I love to talk about all kinds of Android games during the weekly Android Amusements updates, but I also like to talk about systems. To be more specific, the Ouya. A lot of times I won’t mention it, but I am side-loading games onto my old, launch run Ouya for good times. I know the micro-console gets a lot of flack, but it’s a reliable, little friend in my living room. Except the original guy was giving me a bit of trouble.
To be specific, my first Ouya had control issues. The controller just wasn’t accurate enough. I didn’t trust myself to play more intricate games where precise controls were key, like So Many Me.
So, on to the next. The Ouya I’m currently using is the most recent model. It has a quad-core Tegra 3-T33 processor, an improved controller, improved 802.11 a/b/g/n WiFi, and is generally designed to make the microconsole experience more enjoyable.
Let me say that right off the bat, it works better. Like many Ouya owners, I side-load. I have the Amazon App Store installed, so I can take advantage of many of those free App of the Day programs I’ve accumulated over the years. I also constantly test my Humble Bundle acquisitions on the console, praying for compatibility. (And perhaps one day an official Humble Ouya Bundle.) The first game I decided to try on this newer Ouya was Rayman Fiesta Run. On the older Ouya, there was constant and noticeable lag. It ran much better on this newer model.
Though, that’s the only game that really showed performance differences on the Ouya itself. I’d never experienced any of the WiFi issues other early adopters had, perhaps due to the placement of the router in my home, so I couldn’t really tell if the networking capabilities are better. Especially since many of the Ouya games are so small. I wouldn’t be able to tell if speeds improved, as so many games are downloaded within a few minutes.

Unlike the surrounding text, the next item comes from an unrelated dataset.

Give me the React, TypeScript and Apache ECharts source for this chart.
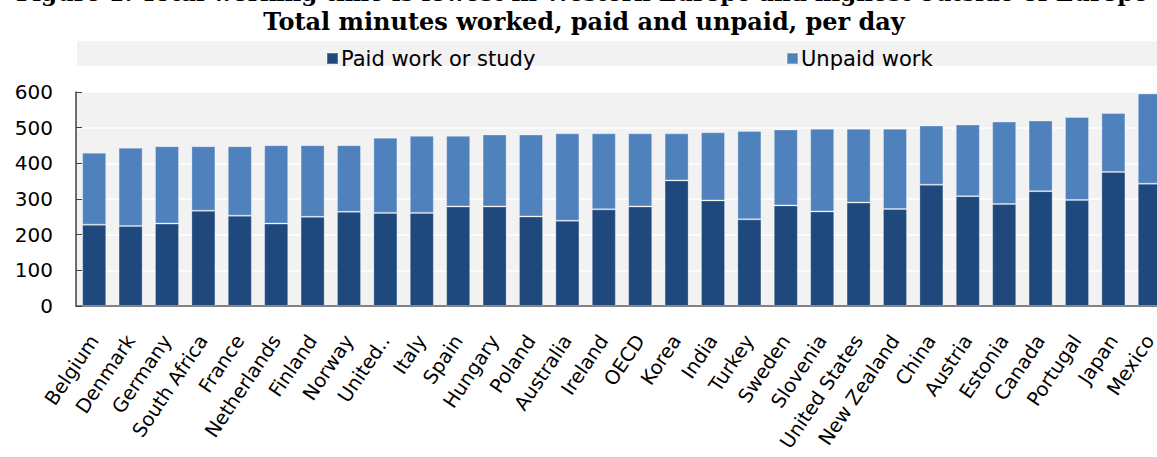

The controller, however, is vastly improved. It doesn’t look much different, but the buttons feel a bit snappier and more responsive. More important, the latency is better. This newer controller paired better with the console and offered better response times. I was able to enjoy So Many Me without worrying about the Ouya’s controller bogging me down, and found it worked just as well with other games, like Dropchord and Rush Bros.
I think it’s the little things about the controller that really make this iteration feel so much better. There are slight depressions in the analog sticks, and I found my thumbs fit better within those tiny pits. Also, the surface has a slight texture to it that makes it easier to grip. The original Ouya controller was a tad too smooth for my liking.
The Ouya may not have the flash of other consoles, but this system is coming into its own. If you use it the right way, and aren’t afraid to side-load and keep a USB attached with a library of assorted games, you’ll find a welcome living room companion. Especially since there are now 800 apps in its store. (Granted, less than half are worth playing, but still.) If you’re willing to give it a try for $99, you may find yourself pleasantly surprised.